The Wolf Pack is 10th in the nation in total offense at 509.5 yards a game and is 16th in the country in scoring at 38.5 points a game.
“Nevada has a very difficult offense to defend,” Petersen said. “It’s a hard offense to stop or even slow down.”
The Wolf Pack offense has had great success in the second half in recent years against the Broncos. Since Ault returned to the sidelines in 2004, the Pack has scored 220 points against the Broncos in eight games with 159 of those points (72 per cent) coming after halftime.

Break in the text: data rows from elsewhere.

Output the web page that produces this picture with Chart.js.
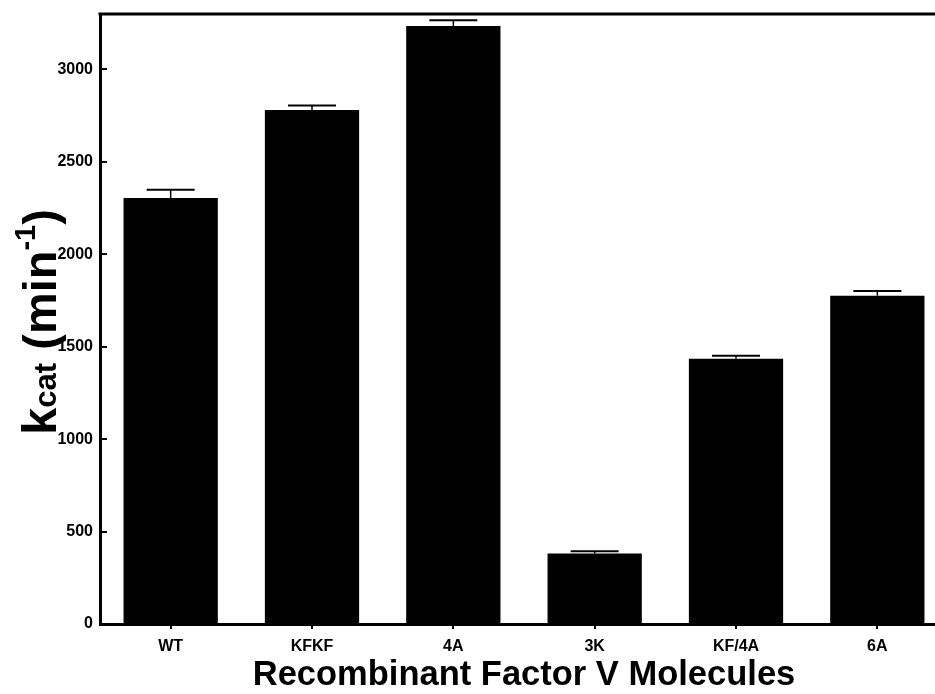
<!DOCTYPE html>
<html>
<head>
<meta charset="utf-8">
<script src="https://cdn.jsdelivr.net/npm/chart.js@4/dist/chart.umd.min.js"></script>
<style>
  html, body { margin: 0; padding: 0; background: #fff; overflow: hidden; }
  #wrap { width: 935px; height: 694px; overflow: hidden; position: relative; }
  #box { width: 948px; height: 694px; }
</style>
</head>
<body>
<div id="wrap"><div id="box"><canvas id="kcat"></canvas></div></div>
<script>
const molecules = ['WT', 'KFKF', '4A', '3K', 'KF/4A', '6A'];
const kcatValues = [2305, 2781, 3235, 381, 1435, 1776];
const kcatErrors = [44, 24, 31, 13, 16, 25];
const yTicks = [0, 500, 1000, 1500, 2000, 2500, 3000];

const FONT = "'Liberation Sans', Arial, Helvetica, sans-serif";

// upward-only error bars, inward y ticks, top frame line
const decorPlugin = {
  id: 'decor',
  afterDatasetsDraw(chart) {
    const { ctx, chartArea, scales: { x, y } } = chart;
    ctx.save();
    ctx.strokeStyle = '#000';

    kcatValues.forEach((v, i) => {
      const cx = x.getPixelForValue(i);
      const yTop = y.getPixelForValue(v);
      const yCap = y.getPixelForValue(v + kcatErrors[i]);
      ctx.lineWidth = 1.5;
      ctx.beginPath();
      ctx.moveTo(cx, yTop);
      ctx.lineTo(cx, yCap);
      ctx.stroke();
      ctx.lineWidth = 2;
      ctx.beginPath();
      ctx.moveTo(cx - 24, yCap);
      ctx.lineTo(cx + 24, yCap);
      ctx.stroke();
    });

    // tick marks pointing into the plot
    ctx.lineWidth = 2;
    yTicks.forEach(t => {
      if (t === 0) return;
      const py = Math.round(y.getPixelForValue(t));
      ctx.beginPath();
      ctx.moveTo(chartArea.left, py);
      ctx.lineTo(chartArea.left + 7, py);
      ctx.stroke();
    });

    // top frame
    ctx.lineWidth = 3;
    ctx.beginPath();
    ctx.moveTo(chartArea.left - 1.5, chartArea.top);
    ctx.lineTo(chartArea.right, chartArea.top);
    ctx.stroke();
    ctx.restore();
  },
  afterDraw(chart) {
    const { ctx } = chart;
    ctx.save();
    ctx.fillStyle = '#000';

    // x axis title
    ctx.font = `bold 34.5px ${FONT}`;
    ctx.textAlign = 'center';
    ctx.textBaseline = 'alphabetic';
    ctx.fillText('Recombinant Factor V Molecules', 524, 685);

    // y axis title with subscript / superscript
    const parts = [
      { t: 'k', size: 49, dy: 0 },
      { t: 'cat', size: 31, dy: 0 },
      { t: ' (min', size: 47, dy: 0 },
      { t: '-1', size: 29, dy: -21 },
      { t: ')', size: 47, dy: 0 }
    ];
    let total = 0;
    parts.forEach(p => {
      ctx.font = `bold ${p.size}px ${FONT}`;
      p.w = ctx.measureText(p.t).width;
      total += p.w;
    });
    ctx.translate(56, 322);
    ctx.rotate(-Math.PI / 2);
    ctx.textAlign = 'left';
    ctx.textBaseline = 'alphabetic';
    let px = -total / 2;
    parts.forEach(p => {
      ctx.font = `bold ${p.size}px ${FONT}`;
      ctx.fillText(p.t, px, p.dy);
      px += p.w;
    });
    ctx.restore();
  }
};

new Chart(document.getElementById('kcat'), {
  type: 'bar',
  data: {
    labels: molecules,
    datasets: [{
      data: kcatValues,
      backgroundColor: '#000',
      borderWidth: 0,
      barPercentage: 0.667,
      categoryPercentage: 1
    }]
  },
  options: {
    responsive: true,
    maintainAspectRatio: false,
    animation: false,
    layout: { padding: { top: 14, right: 0, left: 0, bottom: 0 } },
    plugins: {
      legend: { display: false },
      tooltip: { enabled: false }
    },
    scales: {
      x: {
        grid: {
          offset: false,
          drawOnChartArea: false,
          drawTicks: true,
          tickLength: 5,
          lineWidth: 2,
          color: '#000'
        },
        border: { display: true, color: '#000', width: 3 },
        ticks: {
          color: '#000',
          font: { family: FONT, size: 16, weight: 'bold' },
          padding: 8,
          maxRotation: 0
        },
        afterFit: s => { s.height = 70; s.paddingLeft = 0; s.paddingRight = 0; }
      },
      y: {
        min: 0,
        max: 3300,
        grid: { display: false, drawTicks: false },
        border: { display: true, color: '#000', width: 3 },
        afterBuildTicks: s => { s.ticks = yTicks.map(v => ({ value: v })); },
        ticks: {
          color: '#000',
          font: { family: FONT, size: 16, weight: 'bold' },
          padding: 7,
          callback: v => String(v)
        },
        afterFit: s => { s.width = 100; s.paddingTop = 0; s.paddingBottom = 0; }
      }
    }
  },
  plugins: [decorPlugin]
});
</script>
</body>
</html>
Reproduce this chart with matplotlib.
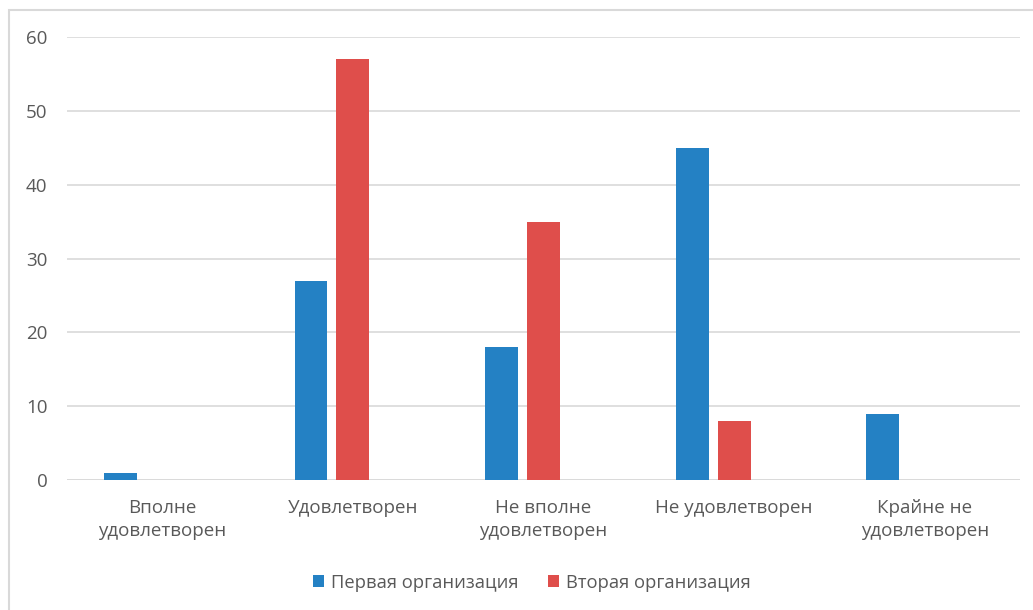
import numpy as np
import matplotlib.pyplot as plt
from matplotlib.patches import Rectangle

categories = ['Вполне\nудовлетворен', 'Удовлетворен', 'Не вполне\nудовлетворен',
              'Не удовлетворен', 'Крайне не\nудовлетворен']
first_org = [1, 27, 18, 45, 9]
second_org = [0, 57, 35, 8, 0]
series_names = ['Первая организация', 'Вторая организация']

plt.rcParams['font.family'] = ['Open Sans', 'DejaVu Sans']
text_color = '#595959'

fig = plt.figure(figsize=(10.33, 6.10), dpi=100)
ax = fig.add_axes([0.0649, 0.2131, 0.9225, 0.7262])

# chart border like in Excel (left and top only visible)
fig.patches.append(Rectangle((9 / 1033, -0.5), 1.5, 0.5 + 600 / 610,
                             transform=fig.transFigure, fill=False,
                             edgecolor='#d9d9d9', linewidth=1.5))

x = np.arange(len(categories))
w = 0.173
step = 0.22
ax.bar(x - step, first_org, w, color='#2481c4', label=series_names[0], zorder=3)
ax.bar(x, second_org, w, color='#df4e4b', label=series_names[1], zorder=3)

ax.set_xlim(-0.5, len(categories) - 0.5)
ax.set_ylim(0, 60)
ax.set_yticks(range(0, 61, 10))
ax.set_xticks(x)
ax.set_xticklabels(categories, linespacing=1.3)
ax.yaxis.grid(True, color='#d9d9d9', linewidth=1.2, zorder=0)
for s in ax.spines.values():
    s.set_visible(False)
ax.axhline(0, color='#d9d9d9', linewidth=1.2, zorder=2)
ax.tick_params(length=0, labelsize=13.5, colors=text_color)
ax.tick_params(axis='x', pad=14)
ax.tick_params(axis='y', pad=14)

ax.legend(loc='center', bbox_to_anchor=(0.488, -0.232), ncol=2, frameon=False,
          fontsize=13.2, labelcolor=text_color, handlelength=0.6, handleheight=0.6,
          handletextpad=0.4, columnspacing=1.6)

fig.savefig('out.png', dpi=100)
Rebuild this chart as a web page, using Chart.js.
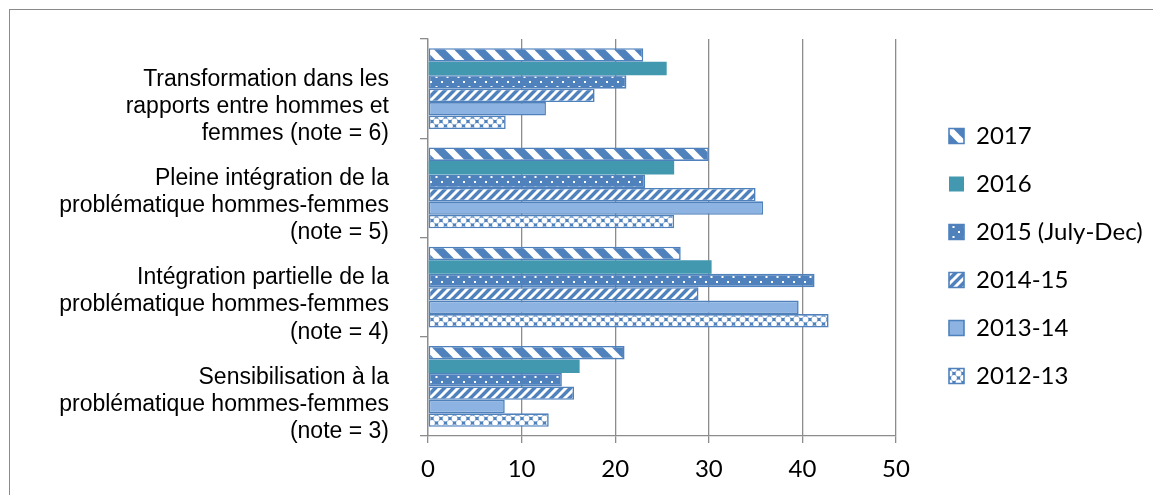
<!DOCTYPE html>
<html>
<head>
<meta charset="utf-8">
<script src="https://cdn.jsdelivr.net/npm/chart.js@4.4.1/dist/chart.umd.min.js"></script>
<style>
  html, body { margin: 0; padding: 0; background: #fff; overflow: hidden; }
  #frame { position: absolute; left: 9px; top: 9px; width: 1400px; height: 800px;
           border: 1.5px solid #8a8a8a; box-sizing: border-box; }
  #wrap { position: absolute; left: 0; top: 0; width: 1153px; height: 495px; }
</style>
</head>
<body>
<div id="frame"></div>
<div id="wrap"><canvas id="c" width="1153" height="495"></canvas></div>
<script>
// Gender-rating categories, top to bottom
const categories = [
  ['Transformation dans les', 'rapports entre hommes et', 'femmes (note = 6)'],
  ['Pleine intégration de la', 'problématique hommes-femmes', '(note = 5)'],
  ['Intégration partielle de la', 'problématique hommes-femmes', '(note = 4)'],
  ['Sensibilisation à la', 'problématique hommes-femmes', '(note = 3)']
];

// Series names, in legend order
const seriesNames = ['2017', '2016', '2015 (July-Dec)', '2014-15', '2013-14', '2012-13'];

// Percentages per category (same order as categories)
const v2017   = [23.0, 30.0, 27.0, 21.0];
const v2016   = [25.5, 26.3, 30.3, 16.2];
const v2015   = [21.2, 23.2, 41.3, 14.3];
const v201415 = [17.8, 35.0, 28.9, 15.6];
const v201314 = [12.6, 35.8, 39.6,  8.2];
const v201213 = [ 8.3, 26.3, 42.8, 12.9];

const xTicks = [0, 10, 20, 30, 40, 50];

const BLUE = '#4f81bd';
const TEAL = '#4198af';
const LIGHT = '#8db3e2';

// --- fill patterns -------------------------------------------------------
function tile(w, h, paint) {
  const cv = document.createElement('canvas');
  cv.width = w; cv.height = h;
  const g = cv.getContext('2d');
  paint(g, w, h);
  return document.getElementById('c').getContext('2d').createPattern(cv, 'repeat');
}

// wide downward diagonal: white "\" stripes on blue
const patWideDown = tile(20, 20, (g, w, h) => {
  g.fillStyle = BLUE; g.fillRect(0, 0, w, h);
  g.strokeStyle = '#fff'; g.lineWidth = 6.5;
  for (let k = -1; k <= 1; k++) {
    g.beginPath(); g.moveTo(k * w - 2, -2); g.lineTo(k * w + w + 2, h + 2); g.stroke();
  }
});

// dotted: small white dots on blue
const patDots = tile(11, 10, (g, w, h) => {
  g.fillStyle = BLUE; g.fillRect(0, 0, w, h);
  g.fillStyle = '#fff';
  g.fillRect(1, 1, 2, 2);
  g.fillRect(6.5, 6, 2, 2);
});

// light upward diagonal: narrow "/" stripes
const patUp = tile(9, 9, (g, w, h) => {
  g.fillStyle = BLUE; g.fillRect(0, 0, w, h);
  g.strokeStyle = '#fff'; g.lineWidth = 3;
  for (let k = -1; k <= 1; k++) {
    g.beginPath(); g.moveTo(k * w - 1, h + 1); g.lineTo(k * w + w + 1, -1); g.stroke();
  }
});

// dotted diamond: white crosses on blue
const patDiamond = tile(9, 9, (g, w, h) => {
  g.fillStyle = BLUE; g.fillRect(0, 0, w, h);
  g.fillStyle = '#fff';
  const blob = (cx, cy) => {
    g.beginPath(); g.arc(cx, cy, 2.9, 0, Math.PI * 2); g.fill();
  };
  blob(0, 0); blob(w, 0); blob(0, h); blob(w, h); blob(w / 2, h / 2);
});

const fills = [patWideDown, TEAL, patDots, patUp, LIGHT, patDiamond];
const values = [v2017, v2016, v2015, v201415, v201314, v201213];

const datasets = seriesNames.map((name, i) => ({
  label: name,
  data: values[i],
  backgroundColor: fills[i],
  borderColor: i === 1 ? TEAL : BLUE,
  borderWidth: i === 1 ? 0 : 1.6,
  borderSkipped: false,
  categoryPercentage: 0.815,
  barPercentage: 1.0
}));

// place the legend column a little right of the plot and centred on the frame
const legendPlace = {
  id: 'legendPlace',
  afterLayout(chart) {
    const lg = chart.legend;
    if (!lg) return;
    lg.left = chart.chartArea.right + 29;
    lg.right = chart.width;
    lg.width = lg.right - lg.left;
    lg.top -= 5;
    lg.bottom -= 5;
  }
};

const GRID = '#8c8c8c';

new Chart(document.getElementById('c'), {
  type: 'bar',
  data: { labels: categories, datasets },
  plugins: [legendPlace],
  options: {
    indexAxis: 'y',
    responsive: false,
    animation: false,
    devicePixelRatio: 1,
    layout: { padding: { top: 39, left: 0, right: 57, bottom: 12 } },
    plugins: {
      tooltip: { enabled: false },
      legend: {
        position: 'right',
        align: 'center',
        maxWidth: 200,
        labels: {
          boxWidth: 15,
          boxHeight: 15,
          padding: 24,
          color: '#000',
          font: { family: 'Lato', size: 24 }
        }
      }
    },
    scales: {
      x: {
        min: 0,
        max: 50,
        afterBuildTicks(scale) { scale.ticks = xTicks.map(v => ({ value: v })); },
        ticks: { color: '#000', padding: 14, font: { family: 'Lato', size: 24, lineHeight: 1.0 } },
        grid: { color: GRID, lineWidth: 1.3, tickLength: 7 },
        border: { color: GRID, width: 1.3 },
        afterFit(scale) {
          scale.height = 47;
          scale.paddingLeft = 0;
          scale.paddingRight = 0;
        }
      },
      y: {
        ticks: {
          color: '#000',
          padding: 31,
          labelOffset: 18,
          autoSkip: false,
          font: { family: 'Liberation Sans', size: 23, lineHeight: 1.18 }
        },
        grid: { offset: true, drawOnChartArea: false, tickLength: 8, color: GRID, lineWidth: 1.3 },
        border: { color: GRID, width: 1.3 },
        afterFit(scale) {
          scale.width = 428;
          scale.paddingTop = 0;
          scale.paddingBottom = 0;
        }
      }
    }
  }
});
</script>
</body>
</html>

“That’s what running offenses can do,” Petersen said. “They just keep at it, keep at it and keep pounding it in there, hoping someone breaks a tackle. And before you know it, your guys get back on their heels and start pressing. You see it time and time again.”
The Wolf Pack, which accepted an invitation to play in the Dec. 15 New Mexico Bowl earlier this week, understands the meaning of Saturday’s game. The Pack can finish no higher than fourth in the Mountain West, which is their lowest conference finish since the 2004 team finished sixth in the WAC, but a win over Boise can make their season.
“It’s huge,” Sudfeld said. “Honestly, it really makes our season that much more successful if we can go out and beat them here on Senior Day.”
The Boise game is arguably the biggest game the Pack plays every year, even bigger than the Fremont Cannon game for the state’s bragging rights against UNLV. The Boise-Nevada game, after all, usually means a conference title for at least one of the teams — in 1990 it meant a berth in the Division I-AA national championship game — and one of the teams or both is usually ranked in the Top 25.
The rivalry, though, will be put on hold after this year when Boise State leaves for the Big East Conference, although there are rumors the Broncos are thinking of staying in the Mountain West. There are no Boise-Nevada games, however, currently on future schedules, giving extra meaning to Saturday‘s game.
“Being a senior in my last game in our stadium, playing Boise, this is a big deal for me,” said Rosette, who leads the Mountain West with 113 tackles this year. “It would really cap our season off if we beat Boise.”
Boise has owned the rivalry over the past decade or so, winning 11 of the last 12 meetings to take a 25-13 lead in the rivalry.
The Wolf Pack, though, seems ready for the challenge. They are, according to odds makers, a nine-point underdog, just like they were in 2010 against Boise.
“It can be a memory,” said Pack running back Stefphon Jefferson, who leads the Mountain West with 1,564 yards and is closing in on Chance Kretschmer’s 2001 school record of 1,732 yards. “It’s why you play college football, to make memories each and every day.”